Psychological thrillers live or die on the credibility of their central deception. Too many rely on a single twist held hostage until the final pages, then released with a flourish that collapses under scrutiny. B.A. Paris takes a different approach in Behind Closed Doors: the reader understands the horror of Jack and Grace's marriage relatively early, and the sustained dread comes not from mystery but from watching Grace navigate an impossible situation with limited options.

The novel alternates between past and present timelines, a structure Paris uses to methodical effect. The 'before' chapters show how Grace was drawn into Jack's orbit — the charm, the attentiveness, the surface-level perfection — while the 'now' chapters strip that veneer away completely. It's a structure that could feel mechanical, but Paris keeps the pacing tight enough that neither timeline overstays its welcome.

What distinguishes the book from genre shelf-fillers is its treatment of Millie, Grace's younger sister who has Down syndrome. Millie is written with genuine warmth and specificity rather than as a narrative device, and the threat Jack poses to her is what sharpens Grace's desperation into something that feels real rather than contrived. The emotional stakes are grounded in a relationship that Paris clearly thought through.

For readers who gravitate toward domestic suspense — the territory Gillian Flynn and Lisa Jewell have staked out — this fits squarely in that tradition. It's a confident, controlled debut that doesn't overreach. The prose is functional rather than literary, but the construction is sound and the payoff is earned.

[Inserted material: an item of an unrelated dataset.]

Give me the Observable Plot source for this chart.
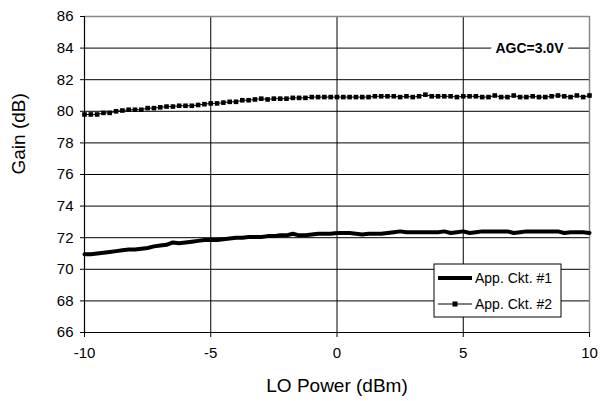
<!DOCTYPE html>
<html>
<head>
<meta charset="utf-8">
<script src="https://cdn.jsdelivr.net/npm/d3@7"></script>
<script src="https://cdn.jsdelivr.net/npm/@observablehq/plot@0.6"></script>
<style>
  html, body { margin: 0; padding: 0; background: #fff; }
  #chart { position: relative; width: 600px; height: 401px; }
  svg { font-family: "Liberation Sans", Arial, sans-serif; }
</style>
</head>
<body>
<div id="chart"></div>
<script>
const loPower = [-10,-9.75,-9.5,-9.25,-9,-8.75,-8.5,-8.25,-8,-7.75,-7.5,-7.25,-7,-6.75,-6.5,-6.25,-6,-5.75,-5.5,-5.25,-5,-4.75,-4.5,-4.25,-4,-3.75,-3.5,-3.25,-3,-2.75,-2.5,-2.25,-2,-1.75,-1.5,-1.25,-1,-0.75,-0.5,-0.25,0,0.25,0.5,0.75,1,1.25,1.5,1.75,2,2.25,2.5,2.75,3,3.25,3.5,3.75,4,4.25,4.5,4.75,5,5.25,5.5,5.75,6,6.25,6.5,6.75,7,7.25,7.5,7.75,8,8.25,8.5,8.75,9,9.25,9.5,9.75,10];

const gainCkt1 = [70.95,70.95,71.0,71.05,71.1,71.15,71.2,71.25,71.25,71.3,71.35,71.45,71.5,71.55,71.7,71.65,71.7,71.75,71.8,71.85,71.85,71.85,71.9,71.95,72.0,72.0,72.05,72.05,72.05,72.1,72.1,72.15,72.15,72.25,72.15,72.15,72.2,72.25,72.25,72.25,72.3,72.3,72.3,72.25,72.2,72.25,72.25,72.25,72.3,72.35,72.4,72.35,72.35,72.35,72.35,72.35,72.35,72.4,72.3,72.35,72.4,72.3,72.35,72.4,72.4,72.4,72.4,72.4,72.3,72.35,72.4,72.4,72.4,72.4,72.4,72.4,72.3,72.35,72.35,72.35,72.3];

const gainCkt2 = [79.8,79.8,79.8,79.9,79.9,80.0,80.05,80.1,80.1,80.1,80.2,80.2,80.25,80.3,80.3,80.35,80.35,80.35,80.4,80.45,80.5,80.5,80.55,80.6,80.6,80.7,80.7,80.75,80.8,80.75,80.8,80.8,80.8,80.85,80.85,80.85,80.9,80.9,80.9,80.9,80.9,80.9,80.9,80.9,80.9,80.9,80.95,80.95,80.95,80.95,80.9,80.95,80.9,80.95,81.05,80.95,80.95,80.95,80.95,80.9,80.95,80.95,80.95,80.9,80.9,81.0,80.9,80.9,81.0,80.9,80.9,80.95,80.9,80.9,80.95,81.0,80.95,80.9,81.0,80.9,81.0];

const seriesNames = ["App. Ckt. #1", "App. Ckt. #2"];
const xTicks = [-10, -5, 0, 5, 10];
const yTicks = [66, 68, 70, 72, 74, 76, 78, 80, 82, 84, 86];
const xTitle = "LO Power (dBm)";
const yTitle = "Gain (dB)";
const annotation = "AGC=3.0V";

const d1 = loPower.map((x, i) => ({x, y: gainCkt1[i]}));
const d2 = loPower.map((x, i) => ({x, y: gainCkt2[i]}));

const chart = Plot.plot({
  width: 600,
  height: 401,
  marginLeft: 84,
  marginRight: 11,
  marginTop: 16,
  marginBottom: 69,
  style: {fontFamily: '"Liberation Sans", Arial, sans-serif', background: "#fff", color: "#000"},
  x: {domain: [-10, 10]},
  y: {domain: [66, 86]},
  marks: [
    Plot.gridY(yTicks, {stroke: "#000", strokeOpacity: 1, strokeWidth: 1}),
    Plot.gridX(xTicks, {stroke: "#000", strokeOpacity: 1, strokeWidth: 1}),
    Plot.ruleY([86], {stroke: "#888", strokeWidth: 1.5}),
    Plot.ruleX([10], {stroke: "#888", strokeWidth: 1.5}),
    Plot.ruleY([66], {stroke: "#000", strokeWidth: 1.2}),
    Plot.ruleX([-10], {stroke: "#000", strokeWidth: 1.2}),
    Plot.axisY(yTicks, {tickSize: 4, tickPadding: 7, fontSize: 15, label: null, stroke: "#000", tickFormat: d => String(d)}),
    Plot.axisX(xTicks, {tickSize: 5, tickPadding: 10, fontSize: 15, label: null, stroke: "#000", tickFormat: d => String(d)}),
    Plot.text([xTitle], {frameAnchor: "bottom", dy: 53, fontSize: 19, lineAnchor: "middle", fill: "#000"}),
    Plot.text([yTitle], {frameAnchor: "left", dx: -66, rotate: -90, fontSize: 19, lineAnchor: "middle", fill: "#000"}),
    Plot.line(d2, {x: "x", y: "y", stroke: "#000", strokeWidth: 1}),
    Plot.dot(d2, {x: "x", y: "y", symbol: "square", r: 2.6, fill: "#000", stroke: "none"}),
    Plot.line(d1, {x: "x", y: "y", stroke: "#000", strokeWidth: 4, strokeLinejoin: "round"}),
    Plot.text([annotation], {frameAnchor: "top-right", dx: -26, dy: 32, fontSize: 14, fontWeight: "bold", textAnchor: "end", lineAnchor: "middle", fill: "#000", stroke: "#fff", strokeWidth: 12, paintOrder: "stroke", letterSpacing: "-0.6px"})
  ]
});

document.getElementById("chart").appendChild(chart);

// legend drawn inside the SVG
const svg = d3.select(chart);
const lg = svg.append("g").attr("transform", "translate(434,264)");
lg.append("rect").attr("width", 127).attr("height", 53).attr("fill", "#fff").attr("stroke", "#000").attr("stroke-width", 1);
const rows = [{name: seriesNames[0], w: 4, marker: false}, {name: seriesNames[1], w: 1, marker: true}];
rows.forEach((r, i) => {
  const cy = 14 + i * 26;
  lg.append("line").attr("x1", 4).attr("x2", 38).attr("y1", cy).attr("y2", cy).attr("stroke", "#000").attr("stroke-width", r.w);
  if (r.marker) lg.append("rect").attr("x", 18.5).attr("y", cy - 2.5).attr("width", 5).attr("height", 5).attr("fill", "#000");
  lg.append("text").attr("x", 41).attr("y", cy).attr("dy", "0.35em").attr("text-anchor", "start").attr("font-size", 14).attr("fill", "#000").text(r.name);
});
</script>
</body>
</html>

Minor reservations: some secondary characters exist primarily as plot scaffolding, and a few of Jack's more theatrical villain moments push against the realism the book otherwise maintains. Neither is a serious problem. This is a thriller that does what it sets out to do, and does it well.

Our Verdict

A debut psychological thriller that earns its tension through careful construction rather than cheap shock — Paris builds a marriage that looks perfect and makes the rot underneath feel genuinely suffocating.